Among other major decisions by the Cabinet and the Cabinet Committee of Economic Affairs (CCEA) on Wednesday, a nationwide policy for metro rail transportation was approved. Future projects are to be tendered while keeping in mind their social and economic impact, not only the estimated financial return.
A decision was also taken to extend tax benefits for industrial units in the northeast states and hilly areas. And, clearing the way for the National Bank for Agriculture and Rural Development (Nabard) to issue bonds worth Rs 9,020 crore of extra budgetary resources to fund irrigation projects.
Privatisation
A committee of ministers is to speed up the process of privatisation. Dubbed an ‘alternative mechanism’, it would comprise Finance Minister Arun Jaitley, Transport Minister Nitin Gadkari, and the minister of the administrative department under which a company has been earmarked for strategic sale, to decide.
Similar alternative mechanisms exist for minority stake sales in public sector units, in state-owned banks and financial companies through offer-for-sale, initial public offers of equity and exchange-traded fund routes.
However, there is a key difference between these and the one for strategic sales, a senior government official explained to Business Standard. While the mechanisms for minority stakes approve even the final stake sale, avoiding the need to go to cabinet after a blanket ‘in-principle’ approval, the new mechanism will only approve the intermediate processes like expression of interest, method of sale and the request-for-proposal. The final decision on privatisation and the buyer rests with CCEA, said the official. Further, an existing core group of secretaries will be empowered to take decisions on procedural issues and to consider deviations as necessary from time to time, for effective implementation of CCEA decisions, it was stated.
The government has budgeted Rs 72,500 crore this financial year through stake sale in PSUs. This comprises Rs 46,500 crore from minority stake sale, Rs 15,000 crore from strategic disinvestment and Rs 11,000 crore from listing of PSU insurance companies.
Metro rail
The new policy on metro rail projects requires a higher than before commitment from states and public-private partnership (PPP), in terms of land clearances and funding obligations, expansion of viability gap funding, monitoring by the Centre and provisions to help on delays.
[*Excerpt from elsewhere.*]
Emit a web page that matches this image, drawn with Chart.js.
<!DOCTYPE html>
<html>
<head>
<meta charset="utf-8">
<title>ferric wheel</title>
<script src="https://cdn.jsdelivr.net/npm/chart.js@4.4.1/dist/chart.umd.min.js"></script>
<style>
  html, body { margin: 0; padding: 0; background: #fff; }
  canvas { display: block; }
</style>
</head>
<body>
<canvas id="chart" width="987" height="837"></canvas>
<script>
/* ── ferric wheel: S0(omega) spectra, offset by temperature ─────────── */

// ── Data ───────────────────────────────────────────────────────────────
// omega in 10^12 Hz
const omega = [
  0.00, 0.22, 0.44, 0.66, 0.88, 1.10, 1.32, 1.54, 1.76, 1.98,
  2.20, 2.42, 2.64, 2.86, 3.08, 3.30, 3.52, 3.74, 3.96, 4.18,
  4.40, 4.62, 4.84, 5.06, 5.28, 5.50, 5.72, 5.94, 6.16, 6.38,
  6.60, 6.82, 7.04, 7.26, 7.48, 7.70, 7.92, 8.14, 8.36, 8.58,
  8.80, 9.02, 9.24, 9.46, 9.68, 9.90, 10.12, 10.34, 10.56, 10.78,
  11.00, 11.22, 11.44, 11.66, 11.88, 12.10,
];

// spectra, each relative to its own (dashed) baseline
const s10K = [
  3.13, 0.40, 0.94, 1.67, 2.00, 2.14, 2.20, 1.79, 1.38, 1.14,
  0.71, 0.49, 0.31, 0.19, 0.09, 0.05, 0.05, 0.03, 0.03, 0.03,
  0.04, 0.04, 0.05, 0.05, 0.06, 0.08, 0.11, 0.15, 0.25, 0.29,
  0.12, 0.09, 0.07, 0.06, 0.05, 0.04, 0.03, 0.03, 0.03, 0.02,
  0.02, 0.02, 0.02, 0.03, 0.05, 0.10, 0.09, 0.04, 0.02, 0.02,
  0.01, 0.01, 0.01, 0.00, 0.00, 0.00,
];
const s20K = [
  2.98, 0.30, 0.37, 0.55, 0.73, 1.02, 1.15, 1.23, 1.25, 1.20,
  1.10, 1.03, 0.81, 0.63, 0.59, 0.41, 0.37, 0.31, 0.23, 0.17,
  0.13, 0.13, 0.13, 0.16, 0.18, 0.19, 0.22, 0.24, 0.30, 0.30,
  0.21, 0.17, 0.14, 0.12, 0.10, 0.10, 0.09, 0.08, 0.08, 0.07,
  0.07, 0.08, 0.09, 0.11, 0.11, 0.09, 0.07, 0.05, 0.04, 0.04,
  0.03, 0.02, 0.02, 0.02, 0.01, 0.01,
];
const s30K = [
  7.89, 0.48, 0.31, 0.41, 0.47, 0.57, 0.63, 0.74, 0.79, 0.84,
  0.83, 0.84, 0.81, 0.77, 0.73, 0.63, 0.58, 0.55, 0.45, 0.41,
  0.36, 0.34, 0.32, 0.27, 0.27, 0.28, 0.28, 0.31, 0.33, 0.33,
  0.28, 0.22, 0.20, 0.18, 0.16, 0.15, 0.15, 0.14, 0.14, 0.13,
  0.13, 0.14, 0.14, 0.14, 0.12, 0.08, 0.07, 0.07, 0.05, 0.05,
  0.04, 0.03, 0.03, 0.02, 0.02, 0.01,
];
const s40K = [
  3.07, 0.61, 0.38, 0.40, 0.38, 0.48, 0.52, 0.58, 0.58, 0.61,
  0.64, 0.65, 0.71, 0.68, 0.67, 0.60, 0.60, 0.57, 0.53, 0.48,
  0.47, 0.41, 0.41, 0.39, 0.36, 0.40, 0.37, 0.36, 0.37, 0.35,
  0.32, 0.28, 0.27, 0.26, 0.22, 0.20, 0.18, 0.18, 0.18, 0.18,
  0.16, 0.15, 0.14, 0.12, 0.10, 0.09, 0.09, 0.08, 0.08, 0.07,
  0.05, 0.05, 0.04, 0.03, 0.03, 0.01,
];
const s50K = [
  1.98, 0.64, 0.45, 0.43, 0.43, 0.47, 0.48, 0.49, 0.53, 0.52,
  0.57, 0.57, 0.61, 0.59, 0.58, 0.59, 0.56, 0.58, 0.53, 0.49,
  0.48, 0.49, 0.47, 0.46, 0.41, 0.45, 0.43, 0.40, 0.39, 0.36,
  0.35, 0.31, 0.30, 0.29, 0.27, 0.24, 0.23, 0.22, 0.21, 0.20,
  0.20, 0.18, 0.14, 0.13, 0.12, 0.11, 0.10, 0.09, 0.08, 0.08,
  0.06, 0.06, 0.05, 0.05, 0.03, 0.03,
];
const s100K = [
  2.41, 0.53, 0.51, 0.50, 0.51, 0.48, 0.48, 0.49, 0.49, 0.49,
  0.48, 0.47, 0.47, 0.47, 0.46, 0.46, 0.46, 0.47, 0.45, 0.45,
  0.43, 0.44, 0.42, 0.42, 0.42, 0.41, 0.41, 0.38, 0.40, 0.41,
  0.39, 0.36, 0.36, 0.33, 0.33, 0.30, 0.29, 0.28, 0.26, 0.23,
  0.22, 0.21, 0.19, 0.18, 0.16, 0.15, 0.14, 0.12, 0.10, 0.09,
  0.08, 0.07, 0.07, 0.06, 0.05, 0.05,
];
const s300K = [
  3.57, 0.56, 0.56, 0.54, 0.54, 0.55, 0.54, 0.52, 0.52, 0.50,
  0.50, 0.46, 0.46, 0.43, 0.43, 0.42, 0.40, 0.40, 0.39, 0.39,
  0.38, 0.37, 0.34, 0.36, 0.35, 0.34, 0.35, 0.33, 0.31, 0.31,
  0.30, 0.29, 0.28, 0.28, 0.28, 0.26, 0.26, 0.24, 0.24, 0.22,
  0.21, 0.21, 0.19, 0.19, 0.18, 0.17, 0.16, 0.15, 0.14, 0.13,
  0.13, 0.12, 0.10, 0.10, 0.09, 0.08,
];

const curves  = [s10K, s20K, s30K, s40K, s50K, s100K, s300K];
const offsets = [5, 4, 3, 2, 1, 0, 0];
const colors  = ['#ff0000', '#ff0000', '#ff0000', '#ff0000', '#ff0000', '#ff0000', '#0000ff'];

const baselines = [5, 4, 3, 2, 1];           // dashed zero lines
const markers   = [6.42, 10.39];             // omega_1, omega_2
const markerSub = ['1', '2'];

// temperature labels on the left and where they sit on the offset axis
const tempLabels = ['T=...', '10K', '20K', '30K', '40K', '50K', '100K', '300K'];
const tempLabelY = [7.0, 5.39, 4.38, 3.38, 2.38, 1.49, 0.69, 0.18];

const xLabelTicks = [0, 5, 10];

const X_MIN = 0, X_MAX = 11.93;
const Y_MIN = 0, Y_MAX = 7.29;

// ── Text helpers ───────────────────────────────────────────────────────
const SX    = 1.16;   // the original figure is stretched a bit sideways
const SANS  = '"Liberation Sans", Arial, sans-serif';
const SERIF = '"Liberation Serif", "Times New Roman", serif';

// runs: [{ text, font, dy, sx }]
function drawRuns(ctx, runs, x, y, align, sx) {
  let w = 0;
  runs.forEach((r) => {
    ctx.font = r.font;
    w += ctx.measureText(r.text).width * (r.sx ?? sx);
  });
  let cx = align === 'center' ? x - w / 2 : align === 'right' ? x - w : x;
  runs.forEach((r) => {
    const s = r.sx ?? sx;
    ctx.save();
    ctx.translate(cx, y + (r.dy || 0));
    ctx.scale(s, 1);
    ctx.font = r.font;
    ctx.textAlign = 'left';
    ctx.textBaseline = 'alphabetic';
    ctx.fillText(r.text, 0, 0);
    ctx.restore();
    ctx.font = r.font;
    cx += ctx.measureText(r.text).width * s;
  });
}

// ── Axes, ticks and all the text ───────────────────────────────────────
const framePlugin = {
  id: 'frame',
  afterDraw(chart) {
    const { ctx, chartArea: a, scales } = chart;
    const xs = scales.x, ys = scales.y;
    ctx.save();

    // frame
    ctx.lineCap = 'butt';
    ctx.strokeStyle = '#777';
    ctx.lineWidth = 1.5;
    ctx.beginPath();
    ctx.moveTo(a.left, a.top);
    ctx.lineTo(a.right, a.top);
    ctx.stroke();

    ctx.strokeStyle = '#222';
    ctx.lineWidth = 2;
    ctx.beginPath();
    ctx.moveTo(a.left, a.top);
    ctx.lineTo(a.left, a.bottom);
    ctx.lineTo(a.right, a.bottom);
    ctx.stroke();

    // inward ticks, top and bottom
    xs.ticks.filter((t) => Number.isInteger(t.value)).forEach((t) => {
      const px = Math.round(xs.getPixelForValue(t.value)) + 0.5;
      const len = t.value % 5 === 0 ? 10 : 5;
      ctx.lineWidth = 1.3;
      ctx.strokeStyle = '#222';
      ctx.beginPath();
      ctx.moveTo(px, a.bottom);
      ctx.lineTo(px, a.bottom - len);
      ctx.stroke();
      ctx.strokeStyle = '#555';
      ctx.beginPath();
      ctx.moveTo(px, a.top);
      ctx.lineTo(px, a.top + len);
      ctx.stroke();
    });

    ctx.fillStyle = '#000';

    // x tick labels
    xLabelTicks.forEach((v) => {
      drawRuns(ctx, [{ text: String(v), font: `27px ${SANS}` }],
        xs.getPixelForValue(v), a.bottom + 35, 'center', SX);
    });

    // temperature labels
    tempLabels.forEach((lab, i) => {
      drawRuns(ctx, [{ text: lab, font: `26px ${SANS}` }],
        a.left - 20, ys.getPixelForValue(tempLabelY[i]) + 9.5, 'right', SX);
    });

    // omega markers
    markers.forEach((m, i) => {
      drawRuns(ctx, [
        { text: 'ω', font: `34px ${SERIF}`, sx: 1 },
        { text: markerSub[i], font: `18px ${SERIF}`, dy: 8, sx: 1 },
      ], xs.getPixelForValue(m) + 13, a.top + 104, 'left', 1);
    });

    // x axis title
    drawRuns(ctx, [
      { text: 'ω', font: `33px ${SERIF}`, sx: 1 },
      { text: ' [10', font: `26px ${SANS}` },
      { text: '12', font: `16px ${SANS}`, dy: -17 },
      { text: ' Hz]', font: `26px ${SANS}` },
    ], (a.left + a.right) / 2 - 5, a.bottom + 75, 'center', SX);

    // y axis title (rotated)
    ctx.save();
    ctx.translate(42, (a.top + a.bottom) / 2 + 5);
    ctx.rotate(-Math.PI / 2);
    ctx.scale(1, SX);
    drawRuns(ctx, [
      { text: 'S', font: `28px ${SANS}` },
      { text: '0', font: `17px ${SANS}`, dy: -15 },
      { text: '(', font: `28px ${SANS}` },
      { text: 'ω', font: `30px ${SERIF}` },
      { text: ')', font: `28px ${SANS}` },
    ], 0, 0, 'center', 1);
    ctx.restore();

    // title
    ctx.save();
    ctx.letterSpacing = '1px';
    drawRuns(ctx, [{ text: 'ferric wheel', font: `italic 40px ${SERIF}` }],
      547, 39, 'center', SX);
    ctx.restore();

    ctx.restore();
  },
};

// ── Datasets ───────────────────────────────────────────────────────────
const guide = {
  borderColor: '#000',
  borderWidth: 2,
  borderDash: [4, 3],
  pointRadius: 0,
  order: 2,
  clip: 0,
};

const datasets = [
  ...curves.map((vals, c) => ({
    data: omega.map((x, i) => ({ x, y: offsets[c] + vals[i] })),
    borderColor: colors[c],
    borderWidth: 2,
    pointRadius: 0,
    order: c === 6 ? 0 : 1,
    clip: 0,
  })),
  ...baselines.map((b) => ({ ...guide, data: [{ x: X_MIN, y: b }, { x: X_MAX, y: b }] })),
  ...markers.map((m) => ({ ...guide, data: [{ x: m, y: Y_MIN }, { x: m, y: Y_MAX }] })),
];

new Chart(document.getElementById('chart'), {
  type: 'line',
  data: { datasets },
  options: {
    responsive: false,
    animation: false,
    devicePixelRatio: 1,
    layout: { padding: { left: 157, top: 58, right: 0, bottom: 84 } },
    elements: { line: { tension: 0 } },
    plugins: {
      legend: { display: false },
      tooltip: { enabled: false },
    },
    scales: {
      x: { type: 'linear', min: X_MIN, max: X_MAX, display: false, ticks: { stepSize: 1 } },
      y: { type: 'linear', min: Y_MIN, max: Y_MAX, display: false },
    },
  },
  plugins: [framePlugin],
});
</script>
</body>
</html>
The policy stipulates a shift from the present ‘Financial Internal Rate of Return of eight per cent’ to ‘Economic Internal Rate of Return of 14 per cent’ for approving of projects, in line with global practices, went an official statement.
It allows private investments across a range of metro operations through a mandatory PPP route for availing of central assistance for new projects. Private investment and other innovative forms of financing have been made compulsory to meet the huge resource demand for these capital-intensive schemes.
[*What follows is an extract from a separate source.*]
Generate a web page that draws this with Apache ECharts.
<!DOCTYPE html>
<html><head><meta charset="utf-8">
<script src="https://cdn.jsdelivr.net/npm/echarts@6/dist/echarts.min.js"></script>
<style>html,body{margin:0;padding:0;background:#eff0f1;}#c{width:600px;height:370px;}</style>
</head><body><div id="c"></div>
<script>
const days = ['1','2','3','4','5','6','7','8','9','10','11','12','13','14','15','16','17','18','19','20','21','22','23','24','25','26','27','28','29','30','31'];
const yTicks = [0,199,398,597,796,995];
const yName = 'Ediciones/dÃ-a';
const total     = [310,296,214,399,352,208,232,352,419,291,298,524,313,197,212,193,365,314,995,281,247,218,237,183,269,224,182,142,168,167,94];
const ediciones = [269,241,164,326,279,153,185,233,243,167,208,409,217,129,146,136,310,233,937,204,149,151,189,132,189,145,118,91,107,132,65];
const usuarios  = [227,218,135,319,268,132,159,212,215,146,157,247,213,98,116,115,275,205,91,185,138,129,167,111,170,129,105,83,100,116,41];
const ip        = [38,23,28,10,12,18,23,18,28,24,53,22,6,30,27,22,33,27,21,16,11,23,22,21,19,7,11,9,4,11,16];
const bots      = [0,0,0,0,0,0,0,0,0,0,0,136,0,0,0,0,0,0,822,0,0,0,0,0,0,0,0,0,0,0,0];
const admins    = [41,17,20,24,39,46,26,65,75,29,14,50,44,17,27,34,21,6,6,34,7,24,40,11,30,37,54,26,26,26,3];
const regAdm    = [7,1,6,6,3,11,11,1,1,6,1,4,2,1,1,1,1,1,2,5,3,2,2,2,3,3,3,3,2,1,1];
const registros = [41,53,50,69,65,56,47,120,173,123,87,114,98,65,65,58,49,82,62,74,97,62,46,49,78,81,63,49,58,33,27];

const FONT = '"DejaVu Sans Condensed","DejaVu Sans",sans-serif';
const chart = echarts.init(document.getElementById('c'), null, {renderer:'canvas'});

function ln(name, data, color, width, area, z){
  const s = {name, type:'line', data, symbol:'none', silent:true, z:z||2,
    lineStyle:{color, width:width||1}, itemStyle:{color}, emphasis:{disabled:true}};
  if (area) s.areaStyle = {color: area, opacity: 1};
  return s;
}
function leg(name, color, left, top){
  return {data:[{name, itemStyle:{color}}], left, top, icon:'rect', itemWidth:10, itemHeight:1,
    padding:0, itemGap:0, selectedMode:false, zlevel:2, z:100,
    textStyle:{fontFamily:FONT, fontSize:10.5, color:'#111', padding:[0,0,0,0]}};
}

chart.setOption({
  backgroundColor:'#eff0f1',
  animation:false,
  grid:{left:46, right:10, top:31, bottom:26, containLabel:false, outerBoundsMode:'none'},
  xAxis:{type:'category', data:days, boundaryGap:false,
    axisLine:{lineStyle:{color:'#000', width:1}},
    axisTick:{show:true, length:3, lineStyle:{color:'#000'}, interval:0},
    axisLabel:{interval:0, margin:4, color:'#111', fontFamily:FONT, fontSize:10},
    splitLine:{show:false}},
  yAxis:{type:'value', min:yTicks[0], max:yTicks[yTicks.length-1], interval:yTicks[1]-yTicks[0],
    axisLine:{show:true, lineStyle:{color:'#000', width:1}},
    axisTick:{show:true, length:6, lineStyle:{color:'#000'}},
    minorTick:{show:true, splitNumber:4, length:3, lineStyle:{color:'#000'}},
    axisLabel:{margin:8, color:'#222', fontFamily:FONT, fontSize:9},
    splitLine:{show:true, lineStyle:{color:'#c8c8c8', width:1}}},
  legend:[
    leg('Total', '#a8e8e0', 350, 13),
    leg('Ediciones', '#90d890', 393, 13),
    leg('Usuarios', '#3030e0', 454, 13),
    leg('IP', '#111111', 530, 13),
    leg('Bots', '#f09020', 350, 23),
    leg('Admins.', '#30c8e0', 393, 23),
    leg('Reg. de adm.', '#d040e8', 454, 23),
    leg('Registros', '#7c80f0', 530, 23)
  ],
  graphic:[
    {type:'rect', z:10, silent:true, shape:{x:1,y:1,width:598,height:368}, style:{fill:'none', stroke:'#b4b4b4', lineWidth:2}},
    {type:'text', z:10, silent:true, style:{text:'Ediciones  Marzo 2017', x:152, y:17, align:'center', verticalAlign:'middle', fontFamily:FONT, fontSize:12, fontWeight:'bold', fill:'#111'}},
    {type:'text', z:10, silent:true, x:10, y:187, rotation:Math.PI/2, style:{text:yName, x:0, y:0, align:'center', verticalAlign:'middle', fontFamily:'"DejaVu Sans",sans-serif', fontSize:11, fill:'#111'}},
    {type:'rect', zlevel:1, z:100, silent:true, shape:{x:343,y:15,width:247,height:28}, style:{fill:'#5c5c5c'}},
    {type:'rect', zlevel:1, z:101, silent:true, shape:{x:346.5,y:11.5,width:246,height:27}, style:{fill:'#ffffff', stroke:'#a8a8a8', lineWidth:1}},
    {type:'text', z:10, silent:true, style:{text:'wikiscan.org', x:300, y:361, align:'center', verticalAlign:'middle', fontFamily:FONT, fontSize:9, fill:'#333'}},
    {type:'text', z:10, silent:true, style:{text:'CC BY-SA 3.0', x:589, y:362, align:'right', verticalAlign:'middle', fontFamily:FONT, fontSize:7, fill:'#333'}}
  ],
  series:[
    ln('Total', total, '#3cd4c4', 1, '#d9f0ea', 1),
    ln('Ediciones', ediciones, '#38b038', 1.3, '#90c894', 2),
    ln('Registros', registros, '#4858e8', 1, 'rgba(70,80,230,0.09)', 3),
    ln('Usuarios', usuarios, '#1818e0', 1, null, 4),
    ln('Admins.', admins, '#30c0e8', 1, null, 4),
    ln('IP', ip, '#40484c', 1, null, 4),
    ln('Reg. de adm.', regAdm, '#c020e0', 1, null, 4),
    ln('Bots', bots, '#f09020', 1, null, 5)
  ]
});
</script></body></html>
Finance Minister Arun Jaitley said after the meeting that the policy provides for rigorous assessment of new proposals and third-party assessment by agencies to be identified by the government. Metro rail projects with a total length of about 350 km are operational in eight cities — Delhi, Bengaluru, Kolkata, Chennai, Kochi, Mumbai, Jaipur and Gurugram. Others are underway in Hyderabad, Nagpur, Ahmedabad, Pune and Lucknow. In the next four years, said Jaitley, the aim is for 900 km of a metro rail network.
Tax waiver in NE, hill states
The CCEA also approved a proposal for industries in the northeast (including Sikkim) and the Himalayan states to continue to get tax exemptions till March 2027. However, these exemptions will be given as refund under the new Goods and Service Tax (GST) regime. “The department of industrial policy and promotion will come out with the guidelines soon,” Jaitley said. "Within the framework of the GST Act, each industry will be entitled to its own refund mechanism during this particular period (till March 2027)."
Industries in the northeast and of Jammu & Kashmir, Himachal Pradesh and Uttarakhand would, under the previous excise regime, get 10-year exemption. Now, instead of an exemption, they will get refunds, Jaitley said. Under the GST regime, there is no provision for exemption but one section under the Act which permits refunds. An estimated 4,284 eligible industrial units will benefit from the scheme, the budgetary outlay for which was Rs 27,413 crore in FY18.
Nabard
A day after the prime minister talked of completing 99 irrigation projects by 2019, the Cabinet cleared way for Nabard to issue bonds for raising Rs 9,020 crore of extra budgetary resources (EBRs) to fund these. These bonds would be serviced by the government and ensure Nabard lends at six per cent yearly.
During 2017-18, it is estimated that Rs 29,000 crore would be required for this purpose. Last year, Rs 2,187 crore was raised by Nabard in the form of government-serviced bonds as EBR.
The funds would be used to lend for implementation of the Accelerated Irrigation Benefits Programme (AIBP) works of 99 ongoing projects, along with their command area development works under the Prime Minister's Krishi Sinchai Yojana. A large number of major and medium irrigation projects taken up under AIBP were languishing due to inadequate provision of funds.